# What this stemmy?



## Hedgie (Dec 18, 2007)

I was thinking it's a Nanjenshan but all the pics I find have slightly more delicate leaves. Plus I haven't seen on with the little red balls under each leaf like I have.

Please ignore Jeeves. He came flying over when I was about to take the pic. Attention whore.


----------



## Cavan Allen (Jul 22, 2004)

_Didiplis diandra_. It looks like it needs more micros.

I didn't know you guys could get that in Australia.

http://www.aquaticplantcentral.com/...etails.php?id=41&category=genus&spec=Didiplis


----------



## Hedgie (Dec 18, 2007)

I didn't know we could get it either.

Why do you say it needs more micros? What specifically? 

I now know the lighting I have isn't sufficient for it, but it will be moving soon to a high tech tank.


----------



## Cavan Allen (Jul 22, 2004)

Iron.

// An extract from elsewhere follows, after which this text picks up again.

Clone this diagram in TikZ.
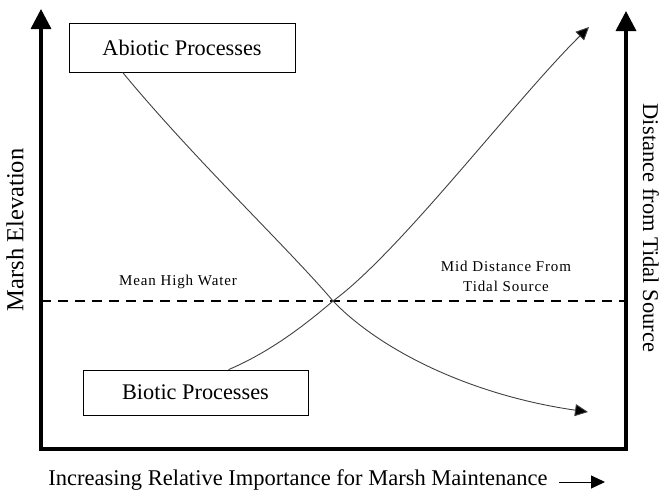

It should be OK in your high tech assuming it gets plenty of that in addition to everything else.

The little red balls are flower buds.


----------



## Hedgie (Dec 18, 2007)

I'm dosing a stack of iron, it's just the transfer that washes out the greens and makes them more yellow. 

Thanks for your help


----------



## yildirim (Nov 25, 2004)

More light will also help red coloring on the tips and buds.


----------



## SOLOMON (Sep 24, 2006)

It's not too uncommon, think it's been around for a while.


----------